## [Required task]
Can you set down, exactly as they appear below, the lines from the opening of the material through the one bearing "sweepStep = 0.05;", minus the pictures?

## [Raw data]
┌──

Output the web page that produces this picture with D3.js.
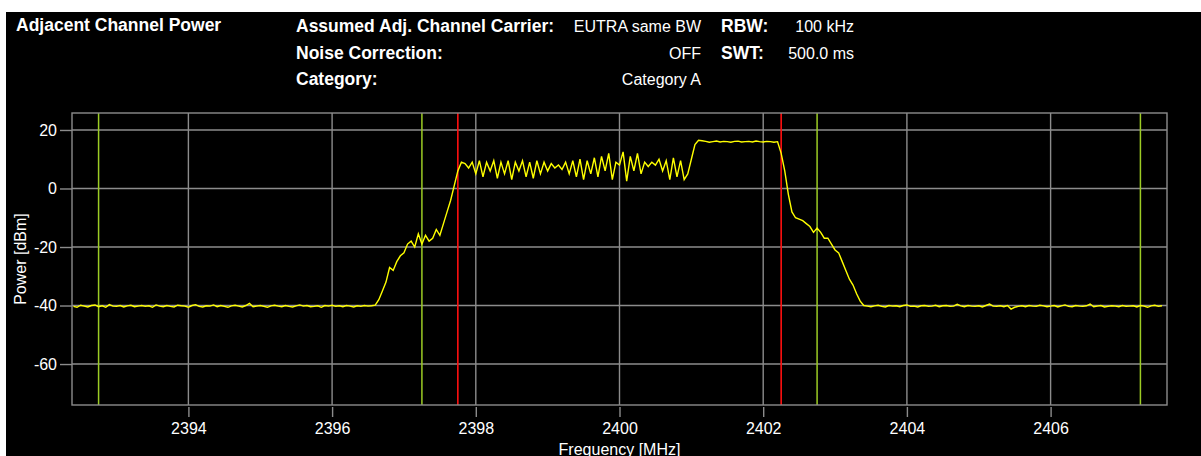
<!DOCTYPE html>
<html>
<head>
    <meta charset="utf-8">
    <title>Adjacent Channel Power</title>
    <style>
        body { margin: 0; background: #fff; font-family: "Liberation Sans", Arial, sans-serif; }
        .bg { fill: #000; }
        .hd { fill: #fff; font-size: 16px; }
        .hd_b { fill: #fff; font-size: 17.5px; font-weight: bold; }
        .grid line { stroke: #8c8c8c; stroke-width: 1.4px; }
        .frame { fill: none; stroke: #8c8c8c; stroke-width: 1.4px; }
        .ax text { fill: #fff; font-size: 16px; font-family: "Liberation Sans", Arial, sans-serif; }
        .ax line { stroke: #8c8c8c; stroke-width: 1.4px; }
        .ax path { display: none; }
        .lbl { fill: #fff; font-size: 16px; }
        .trace { fill: none; stroke: #ffff00; stroke-width: 1.4px; stroke-linejoin: miter; }
    </style>
    <script src="https://cdn.jsdelivr.net/npm/d3@7"></script>
</head>
<body>
<svg id="chart"></svg>

<script>
    //sweep: start frequency and step (MHz), one power value (dBm) per point
    var sweepStart = 2392.40,
        sweepStep = 0.05;

    var power = [
        //noise floor 2392.40 - 2396.60
        -40.3,-40.6,-39.9,-40.2,-40.5,-40.0,-39.8,-40.4,-40.1,-40.6,
        -39.7,-40.2,-40.3,-40.0,-40.5,-40.1,-39.9,-40.4,-40.2,-40.0,
        -40.3,-40.1,-40.6,-39.8,-40.2,-40.4,-40.0,-40.3,-40.5,-39.9,
        -40.1,-40.2,-40.6,-40.0,-39.7,-40.3,-40.5,-40.1,-40.2,-39.8,
        -40.4,-40.0,-40.3,-40.6,-40.1,-39.9,-40.2,-40.5,-40.0,-39.3,
        -40.4,-40.2,-40.0,-40.3,-40.6,-40.1,-39.9,-40.2,-40.4,-40.0,
        -40.3,-40.5,-40.1,-39.8,-40.2,-40.0,-40.4,-40.3,-40.1,-40.6,
        -40.0,-40.2,-39.9,-40.3,-40.1,-40.4,-40.0,-40.2,-40.5,-40.1,
        -40.3,-40.0,-40.2,-40.1,-39.9,
        //lower adjacent leakage 2396.65 - 2397.80
        -38,-35,-32,-27,-28,-25,-23,-22,-19,-18,-20,-15.5,-19,-16,-18,-17,-14,-16,-12,-8,-4,1,6,9,
        //carrier, 2397.85 - 2400.95
        8.5,7,9,5,9.5,4,9,6,9.5,3.5,9,5,9.5,3,9,6,9.5,4,9,3.5,
        9.5,5,9,6,8.5,7,8,6.5,9,5,9.5,4,10,3,9.5,5,10.5,4,11,6,
        12,3,9,8,12.5,2.5,11,6,12,5,9,7.5,9,8,10,6,9.5,3,10.5,4,9.5,3,5,
        //carrier, 2401.00 - 2402.20
        10,15,16.5,16.3,16.1,15.8,16.0,16.2,15.9,16.1,16.0,15.8,16.1,16.2,15.9,16.0,16.1,15.9,16.2,16.0,15.9,16.1,16.0,15.8,16.0,
        //upper adjacent leakage 2402.25 - 2403.35
        12,6,-2,-8,-10,-10.5,-11,-12,-13,-15,-13.5,-15,-17,-17,-19,-21,-22,-25,-28,-31,-33,-36,-38.5,
        //noise floor 2403.40 - 2407.60
        -40.0,-40.2,-40.4,-40.1,-39.9,-40.3,-40.5,-40.0,-40.2,-40.1,
        -40.4,-40.0,-39.8,-40.3,-40.2,-40.5,-40.1,-40.0,-40.3,-40.2,
        -39.9,-40.4,-40.1,-40.0,-40.3,-40.2,-39.6,-40.1,-40.4,-40.0,
        -40.2,-40.3,-40.1,-40.5,-40.0,-39.5,-40.2,-40.3,-40.1,-40.4,
        -40.0,-41.2,-40.6,-40.3,-40.1,-40.4,-40.0,-40.2,-40.3,-39.9,
        -40.1,-40.4,-40.2,-40.0,-40.5,-40.1,-39.8,-40.3,-40.4,-40.0,
        -40.2,-40.3,-40.1,-39.5,-40.4,-40.2,-40.0,-40.5,-40.3,-40.1,
        -40.2,-40.4,-40.0,-40.3,-40.2,-40.1,-40.5,-40.0,-40.2,-40.6,
        -40.1,-39.9,-40.3,-40.1
    ];

    //channel limits (MHz)
    var txLimits = [2397.75, 2402.25],
        adjLimits = [2392.75, 2397.25, 2402.75, 2407.25];

    var xTicks = [2394, 2396, 2398, 2400, 2402, 2404, 2406],
        yTicks = [20, 0, -20, -40, -60],
        xDomain = [2392.38, 2407.62],
        yDomain = [-74, 25.8];

    //header lines
    var hdLabels = ["Assumed Adj. Channel Carrier:", "Noise Correction:", "Category:"],
        hdValues = ["EUTRA same BW", "OFF", "Category A"],
        setLabels = ["RBW:", "SWT:"],
        setValues = ["100 kHz", "500.0 ms"];

    var width = 1201, height = 456,
        m = {left: 72, right: 1167, top: 113, bottom: 405};

    var svg = d3.select("#chart").attr("width", width).attr("height", height).style("display", "block");
    svg.append("rect").attr("class", "bg").attr("x", 6).attr("y", 12).attr("width", width - 6).attr("height", height - 12);

    //header
    svg.append("text").attr("class", "hd_b").attr("x", 16).attr("y", 30.5).text("Adjacent Channel Power");
    var rowY = [32, 58.5, 85];
    hdLabels.forEach(function(t, i){
        svg.append("text").attr("class", "hd_b").attr("x", 296).attr("y", rowY[i]).text(t);
        svg.append("text").attr("class", "hd").attr("x", 701).attr("y", rowY[i]).attr("text-anchor", "end").text(hdValues[i]);
    });
    setLabels.forEach(function(t, i){
        svg.append("text").attr("class", "hd_b").attr("x", 721).attr("y", rowY[i]).text(t);
        svg.append("text").attr("class", "hd").attr("x", 854).attr("y", rowY[i]).attr("text-anchor", "end").text(setValues[i]);
    });

    var x = d3.scaleLinear().domain(xDomain).range([m.left, m.right]),
        y = d3.scaleLinear().domain(yDomain).range([m.bottom, m.top]);

    //grid
    var grid = svg.append("g").attr("class", "grid");
    grid.selectAll(".gx").data(xTicks).enter().append("line").attr("class", "gx")
        .attr("x1", x).attr("x2", x).attr("y1", m.top).attr("y2", m.bottom);
    grid.selectAll(".gy").data(yTicks).enter().append("line").attr("class", "gy")
        .attr("y1", y).attr("y2", y).attr("x1", m.left).attr("x2", m.right);

    //axes (plain hyphen for negatives, like the instrument)
    var fmt = function(d){ return String(d); };
    svg.append("g").attr("class", "ax").attr("transform", "translate(0," + (m.bottom + 2) + ")")
        .call(d3.axisBottom(x).tickValues(xTicks).tickSize(10).tickPadding(6).tickFormat(fmt));
    svg.append("g").attr("class", "ax").attr("transform", "translate(" + m.left + ",0)")
        .call(d3.axisLeft(y).tickValues(yTicks).tickSize(12).tickPadding(3).tickFormat(fmt));

    //channel limit lines
    svg.append("g").selectAll("line").data(adjLimits).enter().append("line")
        .attr("x1", x).attr("x2", x).attr("y1", m.top).attr("y2", m.bottom)
        .attr("stroke", "#9ccc24").attr("stroke-width", 1.5);
    svg.append("g").selectAll("line").data(txLimits).enter().append("line")
        .attr("x1", x).attr("x2", x).attr("y1", m.top).attr("y2", m.bottom)
        .attr("stroke", "#ff1010").attr("stroke-width", 1.6);

    //trace
    var line = d3.line()
        .x(function(d, i){ return x(sweepStart + i * sweepStep); })
        .y(function(d){ return y(d); });
    svg.append("path").datum(power).attr("class", "trace").attr("d", line);

    svg.append("rect").attr("class", "frame").attr("x", m.left).attr("y", m.top)
        .attr("width", m.right - m.left).attr("height", m.bottom - m.top);

    //axis titles
    svg.append("text").attr("class", "lbl").attr("x", (m.left + m.right) / 2).attr("y", 455)
        .attr("text-anchor", "middle").text("Frequency [MHz]");
    svg.append("text").attr("class", "lbl").attr("transform", "translate(26," + ((m.top + m.bottom) / 2) + ") rotate(-90)")
        .attr("text-anchor", "middle").text("Power [dBm]");
</script>
</body>
</html>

└──

## [Solution]
Output the web page that produces this picture with D3.js.
<!DOCTYPE html>
<html>
<head>
    <meta charset="utf-8">
    <title>Adjacent Channel Power</title>
    <style>
        body { margin: 0; background: #fff; font-family: "Liberation Sans", Arial, sans-serif; }
        .bg { fill: #000; }
        .hd { fill: #fff; font-size: 16px; }
        .hd_b { fill: #fff; font-size: 17.5px; font-weight: bold; }
        .grid line { stroke: #8c8c8c; stroke-width: 1.4px; }
        .frame { fill: none; stroke: #8c8c8c; stroke-width: 1.4px; }
        .ax text { fill: #fff; font-size: 16px; font-family: "Liberation Sans", Arial, sans-serif; }
        .ax line { stroke: #8c8c8c; stroke-width: 1.4px; }
        .ax path { display: none; }
        .lbl { fill: #fff; font-size: 16px; }
        .trace { fill: none; stroke: #ffff00; stroke-width: 1.4px; stroke-linejoin: miter; }
    </style>
    <script src="https://cdn.jsdelivr.net/npm/d3@7"></script>
</head>
<body>
<svg id="chart"></svg>

<script>
    //sweep: start frequency and step (MHz), one power value (dBm) per point
    var sweepStart = 2392.40,
        sweepStep = 0.05;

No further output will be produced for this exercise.